• _AIM_
Write out the material exactly, without any of its pictures.

• _SUPPLIED INFORMATION_
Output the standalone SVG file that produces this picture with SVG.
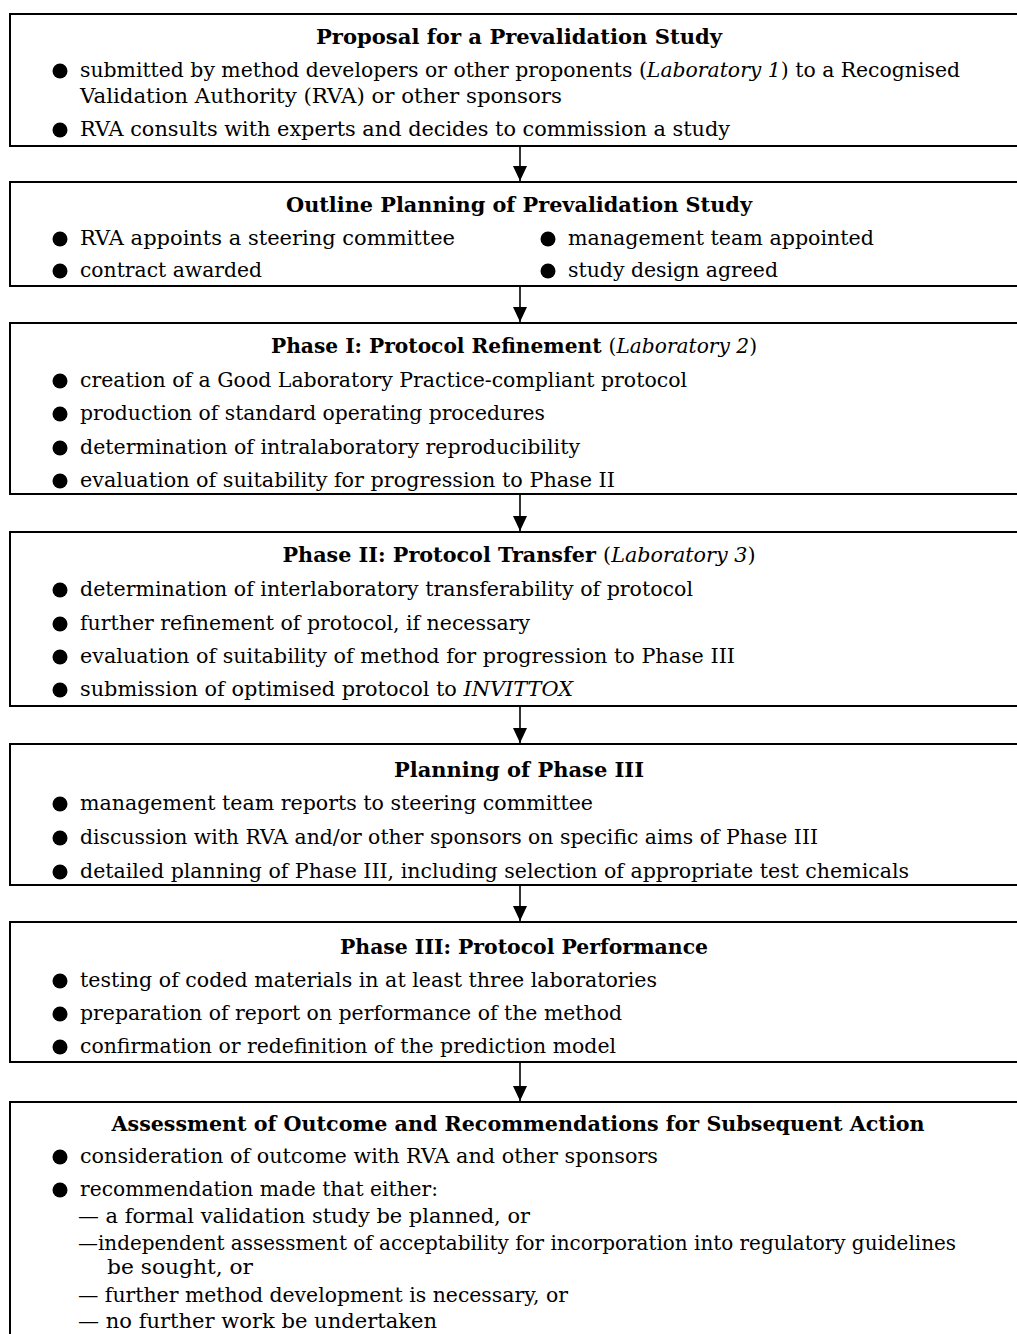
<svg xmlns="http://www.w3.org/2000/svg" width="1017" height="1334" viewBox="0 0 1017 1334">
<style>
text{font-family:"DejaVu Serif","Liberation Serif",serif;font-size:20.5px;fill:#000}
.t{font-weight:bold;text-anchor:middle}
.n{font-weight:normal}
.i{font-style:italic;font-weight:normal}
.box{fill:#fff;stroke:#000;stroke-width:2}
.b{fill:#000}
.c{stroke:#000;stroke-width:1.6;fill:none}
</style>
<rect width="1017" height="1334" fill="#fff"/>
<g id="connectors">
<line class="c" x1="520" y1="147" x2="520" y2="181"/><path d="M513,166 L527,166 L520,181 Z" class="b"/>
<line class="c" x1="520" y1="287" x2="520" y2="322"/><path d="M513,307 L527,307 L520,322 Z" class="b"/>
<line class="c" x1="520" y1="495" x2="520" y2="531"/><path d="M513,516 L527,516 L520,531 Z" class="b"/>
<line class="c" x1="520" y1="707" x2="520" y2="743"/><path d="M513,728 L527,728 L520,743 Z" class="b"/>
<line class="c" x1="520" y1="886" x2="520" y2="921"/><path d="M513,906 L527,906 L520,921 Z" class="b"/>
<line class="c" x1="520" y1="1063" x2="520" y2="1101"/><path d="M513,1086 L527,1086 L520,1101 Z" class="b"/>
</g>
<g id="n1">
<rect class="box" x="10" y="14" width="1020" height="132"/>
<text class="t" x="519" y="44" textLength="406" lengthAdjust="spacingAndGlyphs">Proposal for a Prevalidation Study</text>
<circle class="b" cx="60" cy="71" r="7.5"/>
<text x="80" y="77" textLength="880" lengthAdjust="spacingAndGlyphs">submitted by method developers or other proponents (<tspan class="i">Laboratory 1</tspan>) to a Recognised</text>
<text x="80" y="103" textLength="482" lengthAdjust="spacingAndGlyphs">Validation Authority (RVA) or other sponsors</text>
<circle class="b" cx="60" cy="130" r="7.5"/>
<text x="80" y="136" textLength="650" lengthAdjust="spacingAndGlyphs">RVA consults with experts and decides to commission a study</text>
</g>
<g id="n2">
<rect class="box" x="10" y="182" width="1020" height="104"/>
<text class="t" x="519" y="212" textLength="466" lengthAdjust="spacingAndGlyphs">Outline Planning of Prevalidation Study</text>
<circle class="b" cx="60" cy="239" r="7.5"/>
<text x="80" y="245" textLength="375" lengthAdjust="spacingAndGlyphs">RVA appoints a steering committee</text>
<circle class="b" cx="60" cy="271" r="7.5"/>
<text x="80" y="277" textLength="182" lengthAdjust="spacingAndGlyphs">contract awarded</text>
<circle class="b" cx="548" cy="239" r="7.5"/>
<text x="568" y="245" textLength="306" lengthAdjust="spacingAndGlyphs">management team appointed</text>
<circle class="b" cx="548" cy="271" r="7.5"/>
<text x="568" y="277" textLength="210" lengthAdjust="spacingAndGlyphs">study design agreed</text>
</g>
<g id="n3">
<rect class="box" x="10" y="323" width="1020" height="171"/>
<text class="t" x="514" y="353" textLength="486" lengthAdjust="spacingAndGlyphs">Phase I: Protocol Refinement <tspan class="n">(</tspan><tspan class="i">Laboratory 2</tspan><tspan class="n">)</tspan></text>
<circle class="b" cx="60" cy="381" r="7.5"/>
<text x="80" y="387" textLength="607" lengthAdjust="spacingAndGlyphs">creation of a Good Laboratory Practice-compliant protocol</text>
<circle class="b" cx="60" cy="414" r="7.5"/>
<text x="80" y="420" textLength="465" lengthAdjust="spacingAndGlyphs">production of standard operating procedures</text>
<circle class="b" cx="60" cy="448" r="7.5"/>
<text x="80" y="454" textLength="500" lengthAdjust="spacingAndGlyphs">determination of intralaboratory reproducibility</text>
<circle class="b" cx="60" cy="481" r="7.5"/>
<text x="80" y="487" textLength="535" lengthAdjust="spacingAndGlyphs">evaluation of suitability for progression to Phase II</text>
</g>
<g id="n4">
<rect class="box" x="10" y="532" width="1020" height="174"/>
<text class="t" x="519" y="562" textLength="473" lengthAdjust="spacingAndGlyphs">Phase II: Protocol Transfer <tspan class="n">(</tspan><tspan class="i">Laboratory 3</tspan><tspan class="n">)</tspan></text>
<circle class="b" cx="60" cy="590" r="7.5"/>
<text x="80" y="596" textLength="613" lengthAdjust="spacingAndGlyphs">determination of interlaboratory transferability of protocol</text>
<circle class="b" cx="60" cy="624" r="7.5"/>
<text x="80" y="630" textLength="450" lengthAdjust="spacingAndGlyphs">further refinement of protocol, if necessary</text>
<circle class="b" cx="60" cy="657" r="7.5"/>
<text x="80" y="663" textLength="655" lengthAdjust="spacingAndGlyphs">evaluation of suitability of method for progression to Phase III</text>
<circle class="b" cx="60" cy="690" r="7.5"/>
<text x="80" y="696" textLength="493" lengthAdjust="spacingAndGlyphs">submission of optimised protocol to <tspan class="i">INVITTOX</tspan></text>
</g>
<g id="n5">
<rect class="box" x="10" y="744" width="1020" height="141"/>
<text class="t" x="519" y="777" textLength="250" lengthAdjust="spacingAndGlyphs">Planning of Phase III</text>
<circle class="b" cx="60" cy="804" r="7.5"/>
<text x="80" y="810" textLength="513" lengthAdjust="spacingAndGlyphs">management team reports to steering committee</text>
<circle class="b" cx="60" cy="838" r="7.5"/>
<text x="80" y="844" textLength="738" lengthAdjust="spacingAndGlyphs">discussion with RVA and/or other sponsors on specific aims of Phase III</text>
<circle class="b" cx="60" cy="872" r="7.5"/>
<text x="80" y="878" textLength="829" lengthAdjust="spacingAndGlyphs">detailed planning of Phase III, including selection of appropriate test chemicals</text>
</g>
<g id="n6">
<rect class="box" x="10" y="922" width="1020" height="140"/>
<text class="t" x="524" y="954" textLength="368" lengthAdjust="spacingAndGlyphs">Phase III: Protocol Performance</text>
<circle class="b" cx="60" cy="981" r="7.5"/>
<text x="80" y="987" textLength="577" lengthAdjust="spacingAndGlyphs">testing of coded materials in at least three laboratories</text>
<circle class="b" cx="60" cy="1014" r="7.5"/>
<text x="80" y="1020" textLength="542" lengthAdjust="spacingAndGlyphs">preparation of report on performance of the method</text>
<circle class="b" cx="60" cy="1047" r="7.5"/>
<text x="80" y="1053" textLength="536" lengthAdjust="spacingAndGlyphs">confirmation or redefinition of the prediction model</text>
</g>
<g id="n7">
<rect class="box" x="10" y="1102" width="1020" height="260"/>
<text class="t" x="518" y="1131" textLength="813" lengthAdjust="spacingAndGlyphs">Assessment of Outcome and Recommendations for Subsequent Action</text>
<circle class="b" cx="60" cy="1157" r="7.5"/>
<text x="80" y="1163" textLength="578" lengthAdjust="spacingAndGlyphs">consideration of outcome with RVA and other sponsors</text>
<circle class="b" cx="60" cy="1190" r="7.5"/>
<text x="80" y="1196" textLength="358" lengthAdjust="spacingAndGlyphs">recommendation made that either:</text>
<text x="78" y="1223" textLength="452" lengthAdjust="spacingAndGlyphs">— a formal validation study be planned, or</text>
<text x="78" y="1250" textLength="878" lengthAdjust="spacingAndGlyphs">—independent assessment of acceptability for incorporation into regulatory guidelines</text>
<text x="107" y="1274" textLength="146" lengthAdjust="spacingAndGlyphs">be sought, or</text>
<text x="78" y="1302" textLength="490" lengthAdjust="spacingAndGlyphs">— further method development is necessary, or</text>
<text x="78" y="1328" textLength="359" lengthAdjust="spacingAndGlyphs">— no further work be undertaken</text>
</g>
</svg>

• _ANSWER TO THE EXERCISE_
Output the standalone SVG file that produces this picture with SVG.
<svg xmlns="http://www.w3.org/2000/svg" width="1017" height="1334" viewBox="0 0 1017 1334">
<style>
text{font-family:"DejaVu Serif","Liberation Serif",serif;font-size:20.5px;fill:#000}
.t{font-weight:bold;text-anchor:middle}
.n{font-weight:normal}
.i{font-style:italic;font-weight:normal}
.box{fill:#fff;stroke:#000;stroke-width:2}
.b{fill:#000}
.c{stroke:#000;stroke-width:1.6;fill:none}
</style>
<rect width="1017" height="1334" fill="#fff"/>
<g id="connectors">
<line class="c" x1="520" y1="147" x2="520" y2="181"/><path d="M513,166 L527,166 L520,181 Z" class="b"/>
<line class="c" x1="520" y1="287" x2="520" y2="322"/><path d="M513,307 L527,307 L520,322 Z" class="b"/>
<line class="c" x1="520" y1="495" x2="520" y2="531"/><path d="M513,516 L527,516 L520,531 Z" class="b"/>
<line class="c" x1="520" y1="707" x2="520" y2="743"/><path d="M513,728 L527,728 L520,743 Z" class="b"/>
<line class="c" x1="520" y1="886" x2="520" y2="921"/><path d="M513,906 L527,906 L520,921 Z" class="b"/>
<line class="c" x1="520" y1="1063" x2="520" y2="1101"/><path d="M513,1086 L527,1086 L520,1101 Z" class="b"/>
</g>
<g id="n1">
<rect class="box" x="10" y="14" width="1020" height="132"/>
<text class="t" x="519" y="44" textLength="406" lengthAdjust="spacingAndGlyphs">Proposal for a Prevalidation Study</text>
<circle class="b" cx="60" cy="71" r="7.5"/>
<text x="80" y="77" textLength="880" lengthAdjust="spacingAndGlyphs">submitted by method developers or other proponents (<tspan class="i">Laboratory 1</tspan>) to a Recognised</text>
<text x="80" y="103" textLength="482" lengthAdjust="spacingAndGlyphs">Validation Authority (RVA) or other sponsors</text>
<circle class="b" cx="60" cy="130" r="7.5"/>
<text x="80" y="136" textLength="650" lengthAdjust="spacingAndGlyphs">RVA consults with experts and decides to commission a study</text>
</g>
<g id="n2">
<rect class="box" x="10" y="182" width="1020" height="104"/>
<text class="t" x="519" y="212" textLength="466" lengthAdjust="spacingAndGlyphs">Outline Planning of Prevalidation Study</text>
<circle class="b" cx="60" cy="239" r="7.5"/>
<text x="80" y="245" textLength="375" lengthAdjust="spacingAndGlyphs">RVA appoints a steering committee</text>
<circle class="b" cx="60" cy="271" r="7.5"/>
<text x="80" y="277" textLength="182" lengthAdjust="spacingAndGlyphs">contract awarded</text>
<circle class="b" cx="548" cy="239" r="7.5"/>
<text x="568" y="245" textLength="306" lengthAdjust="spacingAndGlyphs">management team appointed</text>
<circle class="b" cx="548" cy="271" r="7.5"/>
<text x="568" y="277" textLength="210" lengthAdjust="spacingAndGlyphs">study design agreed</text>
</g>
<g id="n3">
<rect class="box" x="10" y="323" width="1020" height="171"/>
<text class="t" x="514" y="353" textLength="486" lengthAdjust="spacingAndGlyphs">Phase I: Protocol Refinement <tspan class="n">(</tspan><tspan class="i">Laboratory 2</tspan><tspan class="n">)</tspan></text>
<circle class="b" cx="60" cy="381" r="7.5"/>
<text x="80" y="387" textLength="607" lengthAdjust="spacingAndGlyphs">creation of a Good Laboratory Practice-compliant protocol</text>
<circle class="b" cx="60" cy="414" r="7.5"/>
<text x="80" y="420" textLength="465" lengthAdjust="spacingAndGlyphs">production of standard operating procedures</text>
<circle class="b" cx="60" cy="448" r="7.5"/>
<text x="80" y="454" textLength="500" lengthAdjust="spacingAndGlyphs">determination of intralaboratory reproducibility</text>
<circle class="b" cx="60" cy="481" r="7.5"/>
<text x="80" y="487" textLength="535" lengthAdjust="spacingAndGlyphs">evaluation of suitability for progression to Phase II</text>
</g>
<g id="n4">
<rect class="box" x="10" y="532" width="1020" height="174"/>
<text class="t" x="519" y="562" textLength="473" lengthAdjust="spacingAndGlyphs">Phase II: Protocol Transfer <tspan class="n">(</tspan><tspan class="i">Laboratory 3</tspan><tspan class="n">)</tspan></text>
<circle class="b" cx="60" cy="590" r="7.5"/>
<text x="80" y="596" textLength="613" lengthAdjust="spacingAndGlyphs">determination of interlaboratory transferability of protocol</text>
<circle class="b" cx="60" cy="624" r="7.5"/>
<text x="80" y="630" textLength="450" lengthAdjust="spacingAndGlyphs">further refinement of protocol, if necessary</text>
<circle class="b" cx="60" cy="657" r="7.5"/>
<text x="80" y="663" textLength="655" lengthAdjust="spacingAndGlyphs">evaluation of suitability of method for progression to Phase III</text>
<circle class="b" cx="60" cy="690" r="7.5"/>
<text x="80" y="696" textLength="493" lengthAdjust="spacingAndGlyphs">submission of optimised protocol to <tspan class="i">INVITTOX</tspan></text>
</g>
<g id="n5">
<rect class="box" x="10" y="744" width="1020" height="141"/>
<text class="t" x="519" y="777" textLength="250" lengthAdjust="spacingAndGlyphs">Planning of Phase III</text>
<circle class="b" cx="60" cy="804" r="7.5"/>
<text x="80" y="810" textLength="513" lengthAdjust="spacingAndGlyphs">management team reports to steering committee</text>
<circle class="b" cx="60" cy="838" r="7.5"/>
<text x="80" y="844" textLength="738" lengthAdjust="spacingAndGlyphs">discussion with RVA and/or other sponsors on specific aims of Phase III</text>
<circle class="b" cx="60" cy="872" r="7.5"/>
<text x="80" y="878" textLength="829" lengthAdjust="spacingAndGlyphs">detailed planning of Phase III, including selection of appropriate test chemicals</text>
</g>
<g id="n6">
<rect class="box" x="10" y="922" width="1020" height="140"/>
<text class="t" x="524" y="954" textLength="368" lengthAdjust="spacingAndGlyphs">Phase III: Protocol Performance</text>
<circle class="b" cx="60" cy="981" r="7.5"/>
<text x="80" y="987" textLength="577" lengthAdjust="spacingAndGlyphs">testing of coded materials in at least three laboratories</text>
<circle class="b" cx="60" cy="1014" r="7.5"/>
<text x="80" y="1020" textLength="542" lengthAdjust="spacingAndGlyphs">preparation of report on performance of the method</text>
<circle class="b" cx="60" cy="1047" r="7.5"/>
<text x="80" y="1053" textLength="536" lengthAdjust="spacingAndGlyphs">confirmation or redefinition of the prediction model</text>
</g>
<g id="n7">
<rect class="box" x="10" y="1102" width="1020" height="260"/>
<text class="t" x="518" y="1131" textLength="813" lengthAdjust="spacingAndGlyphs">Assessment of Outcome and Recommendations for Subsequent Action</text>
<circle class="b" cx="60" cy="1157" r="7.5"/>
<text x="80" y="1163" textLength="578" lengthAdjust="spacingAndGlyphs">consideration of outcome with RVA and other sponsors</text>
<circle class="b" cx="60" cy="1190" r="7.5"/>
<text x="80" y="1196" textLength="358" lengthAdjust="spacingAndGlyphs">recommendation made that either:</text>
<text x="78" y="1223" textLength="452" lengthAdjust="spacingAndGlyphs">— a formal validation study be planned, or</text>
<text x="78" y="1250" textLength="878" lengthAdjust="spacingAndGlyphs">—independent assessment of acceptability for incorporation into regulatory guidelines</text>
<text x="107" y="1274" textLength="146" lengthAdjust="spacingAndGlyphs">be sought, or</text>
<text x="78" y="1302" textLength="490" lengthAdjust="spacingAndGlyphs">— further method development is necessary, or</text>
<text x="78" y="1328" textLength="359" lengthAdjust="spacingAndGlyphs">— no further work be undertaken</text>
</g>
</svg>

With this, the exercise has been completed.